In relationships, the native can be misunderstood as detached when they are actually measuring words because they take the bond seriously. They do not gush; they stay. But the withheld commentary pattern can feel like rejection. The growth task is not becoming verbose—it is becoming available. A little more speech, earlier in the process, prevents emotional frost. Mercury in the 7th House shows a mind that comes alive through dialogue; this conjunction needs that same relational oxygen but must consciously invite it in.

Learning is a long apprenticeship. The native may not pick things up instantly, but they retain deeply once structure is in place. They respect credentials and formal training, yet many become formidable autodidacts because they know how to endure the boring middle. Revision is not repetition—it is refinement. Mercury Retrograde cycles illuminate this process: the point is to make thought stronger through pressure, not just to repeat it.

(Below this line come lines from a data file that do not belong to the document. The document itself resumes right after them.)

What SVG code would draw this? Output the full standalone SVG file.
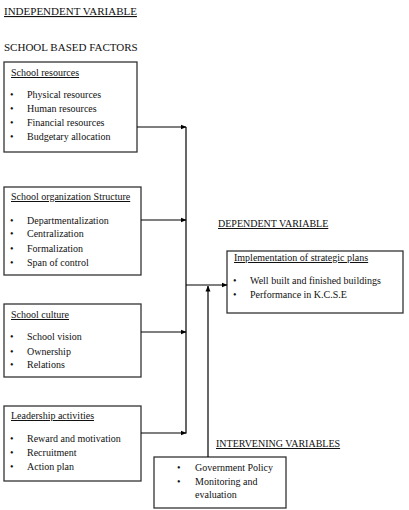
<svg xmlns="http://www.w3.org/2000/svg" width="409" height="510" viewBox="0 0 409 510">
<defs>
<marker id="ah" markerWidth="6" markerHeight="6" refX="5.5" refY="3" orient="auto" markerUnits="userSpaceOnUse">
<path d="M0,0.5 L6,3 L0,5.5 z" fill="#000"/>
</marker>
<style>
text{font-family:"Liberation Serif","Times New Roman",serif;fill:#111;}
.h{font-size:11px;}
.u{text-decoration:underline;}
.t{font-size:10px;}
.box{fill:#fff;stroke:#333;stroke-width:1.3;}
.ln{stroke:#000;stroke-width:1.2;fill:none;}
.ar{stroke:#000;stroke-width:1.2;fill:none;marker-end:url(#ah);}
</style>
</defs>
<rect width="409" height="510" fill="#fff"/>
<text class="h u" x="4" y="15">INDEPENDENT VARIABLE</text>
<text class="h" x="4" y="51">SCHOOL BASED FACTORS</text>
<text class="t u" x="218" y="227">DEPENDENT VARIABLE</text>
<text class="t u" x="216" y="447">INTERVENING VARIABLES</text>

<g id="school-resources">
<rect class="box" x="4" y="62" width="133" height="90"/>
<text class="t u" x="11" y="76">School resources</text>
<text class="t" x="10" y="98">•</text><text class="t" x="27" y="98">Physical resources</text>
<text class="t" x="10" y="112">•</text><text class="t" x="27" y="112">Human resources</text>
<text class="t" x="10" y="126">•</text><text class="t" x="27" y="126">Financial resources</text>
<text class="t" x="10" y="140">•</text><text class="t" x="27" y="140">Budgetary allocation</text>
</g>

<g id="school-organization">
<rect class="box" x="4" y="187" width="137" height="88"/>
<text class="t u" x="11" y="200">School organization  Structure</text>
<text class="t" x="10" y="224">•</text><text class="t" x="27" y="224">Departmentalization</text>
<text class="t" x="10" y="237">•</text><text class="t" x="27" y="237">Centralization</text>
<text class="t" x="10" y="252">•</text><text class="t" x="27" y="252">Formalization</text>
<text class="t" x="10" y="266">•</text><text class="t" x="27" y="266">Span of control</text>
</g>

<g id="school-culture">
<rect class="box" x="4" y="304" width="137" height="73"/>
<text class="t u" x="11" y="318">School culture</text>
<text class="t" x="10" y="340">•</text><text class="t" x="27" y="340">School vision</text>
<text class="t" x="10" y="355">•</text><text class="t" x="27" y="355">Ownership</text>
<text class="t" x="10" y="368">•</text><text class="t" x="27" y="368">Relations</text>
</g>

<g id="leadership">
<rect class="box" x="4" y="406" width="137" height="75"/>
<text class="t u" x="11" y="419">Leadership  activities</text>
<text class="t" x="10" y="442">•</text><text class="t" x="27" y="442">Reward and  motivation</text>
<text class="t" x="10" y="456">•</text><text class="t" x="27" y="456">Recruitment</text>
<text class="t" x="10" y="470">•</text><text class="t" x="27" y="470">Action plan</text>
</g>

<g id="implementation">
<rect class="box" x="227" y="251" width="176" height="62"/>
<text class="t u" x="234" y="261">Implementation of strategic  plans</text>
<text class="t" x="233" y="284">•</text><text class="t" x="250" y="284">Well built and finished  buildings</text>
<text class="t" x="233" y="298">•</text><text class="t" x="250" y="298">Performance  in K.C.S.E</text>
</g>

<g id="intervening">
<rect class="box" x="154" y="457" width="132" height="51"/>
<text class="t" x="177" y="471">•</text><text class="t" x="195" y="471">Government  Policy</text>
<text class="t" x="177" y="485">•</text><text class="t" x="195" y="485">Monitoring and</text>
<text class="t" x="195" y="498">evaluation</text>
</g>

<g id="connectors">
<line class="ln" x1="186" y1="127" x2="186" y2="433.6"/>
<line class="ar" x1="137" y1="127" x2="186" y2="127"/>
<line class="ar" x1="141" y1="220" x2="186" y2="220"/>
<line class="ar" x1="141" y1="332" x2="186" y2="332"/>
<line class="ar" x1="141" y1="433" x2="186" y2="433"/>
<line class="ar" x1="186" y1="285" x2="227" y2="285"/>
<line class="ar" x1="208" y1="457" x2="208" y2="286"/>
</g>
</svg>
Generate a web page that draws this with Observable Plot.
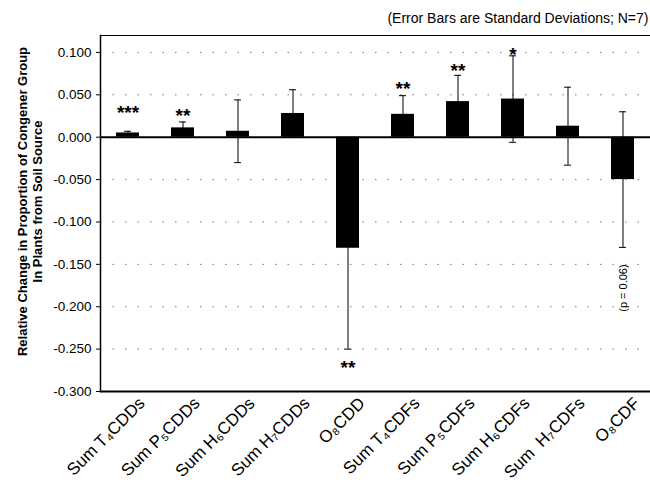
<!DOCTYPE html>
<html>
<head>
<meta charset="utf-8">
<script src="https://cdn.jsdelivr.net/npm/d3@7"></script>
<script src="https://cdn.jsdelivr.net/npm/@observablehq/plot@0.6"></script>
<style>
  html, body { margin: 0; padding: 0; background: #fff; }
  svg { font-family: "Liberation Sans", Arial, sans-serif; }
</style>
</head>
<body>
<div id="chart"></div>
<script>
const categories = ["Sum T₄CDDs", "Sum P₅CDDs", "Sum H₆CDDs", "Sum H₇CDDs", "O₈CDD",
                    "Sum T₄CDFs", "Sum P₅CDFs", "Sum H₆CDFs", "Sum  H₇CDFs", "O₈CDF"];
const values = [0.005, 0.011, 0.007, 0.028, -0.131, 0.027, 0.042, 0.045, 0.013, -0.050];
const stdDevs = [0.002, 0.007, 0.037, 0.028, 0.119, 0.022, 0.031, 0.051, 0.046, 0.080];
const stars = ["***", "**", "", "", "**", "**", "**", "*", "", ""];
const starY = [0.034, 0.031, null, null, -0.266, 0.063, 0.084, 0.103, null, null];
const yTicks = [-0.3, -0.25, -0.2, -0.15, -0.1, -0.05, 0, 0.05, 0.1];
const title = "(Error Bars are Standard Deviations; N=7)";
const yLabel1 = "Relative Change in Proportion of Congener Group";
const yLabel2 = "In Plants from Soil Source";
const pNote = {cat: "O₈CDF", y: -0.178, text: "(p = 0.06)"};

const data = categories.map((c, i) => ({
  cat: c, v: values[i], lo: values[i] - stdDevs[i], hi: values[i] + stdDevs[i],
  star: stars[i], sy: starY[i]
}));

const chart = Plot.plot({
  width: 650,
  height: 497,
  marginLeft: 100,
  marginRight: 0,
  marginTop: 35,
  marginBottom: 106,
  style: {background: "#fff", color: "#000"},
  x: {domain: categories, padding: 0, label: null},
  y: {domain: [-0.3, 0.12], label: null},
  marks: [
    Plot.gridY(yTicks.filter(d => d !== 0 && d !== -0.3), {stroke: "#000", strokeOpacity: 0.55, strokeDasharray: "1.5,11"}),
    Plot.barY(data, {x: "cat", y: "v", fill: "#000", insetLeft: 16, insetRight: 16}),
    Plot.ruleX(data, {x: "cat", y1: "lo", y2: "hi", stroke: "#000", strokeWidth: 1}),
    Plot.tickY(data, {x: "cat", y: "lo", stroke: "#000", insetLeft: 24, insetRight: 24}),
    Plot.tickY(data, {x: "cat", y: "hi", stroke: "#000", insetLeft: 24, insetRight: 24}),
    Plot.ruleY([0], {stroke: "#000", strokeWidth: 2}),
    Plot.ruleY([-0.3], {stroke: "#000", strokeWidth: 2}),
    Plot.ruleY([0.12], {stroke: "#000", strokeWidth: 1.2}),
    Plot.frame({anchor: "left", stroke: "#000", strokeWidth: 1.5}),
    Plot.text(data.filter(d => d.star), {x: "cat", y: "sy", text: "star", fontSize: 19, fontWeight: "bold", dy: 5}),
    Plot.text([pNote], {x: "cat", y: "y", text: "text", rotate: -90, fontSize: 11}),
    Plot.axisY({ticks: yTicks, tickFormat: d => d.toFixed(3), tickSize: 4, tickPadding: 5, fontSize: 13.5}),
    Plot.axisX({tickSize: 0, tickRotate: -45, tickPadding: 9, dx: 14, fontSize: 17}),
    Plot.text([title], {frameAnchor: "top-right", dx: -2, dy: -22, textAnchor: "end", fontSize: 14}),
    Plot.text([yLabel1], {frameAnchor: "left", rotate: -90, textAnchor: "middle", dx: -78, dy: -12, fontWeight: "bold", fontSize: 13}),
    Plot.text([yLabel2], {frameAnchor: "left", rotate: -90, textAnchor: "middle", dx: -63, dy: -12, fontWeight: "bold", fontSize: 13})
  ]
});
document.getElementById("chart").appendChild(chart);
</script>
</body>
</html>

The Higher Task: Making the Mind Trustworthy

The mature expression of Mercury conjunct Saturn is a mind that has made peace with limits. Not every thought needs to be perfect to be worth saying. Not every question must be answered immediately. Not every silence is wisdom.

The higher task is to soften the inner tyrant without dissolving the standards. Saturn can become a stern guard or a wise instructor; Mercury can learn to speak inside Saturn’s frame without muting itself. When this ripens, the person’s language becomes spare, exact, quietly commanding—someone who does not waste meaning, and therefore does not waste themselves.

This is the mind that knows when to hold and when to release. It is the editor who trusts the writer’s first impulse but still checks the grammar. It is the researcher who suspects the data but keeps the hypothesis. Mercury in the 9th House expands this impulse toward truth-seeking; here the search is methodical, but it can still reach the horizon.

The conjunction’s real gift is not correctness—it is trustworthiness. And trustworthiness, in a mind that has lived with its own censure, is hard-won wisdom.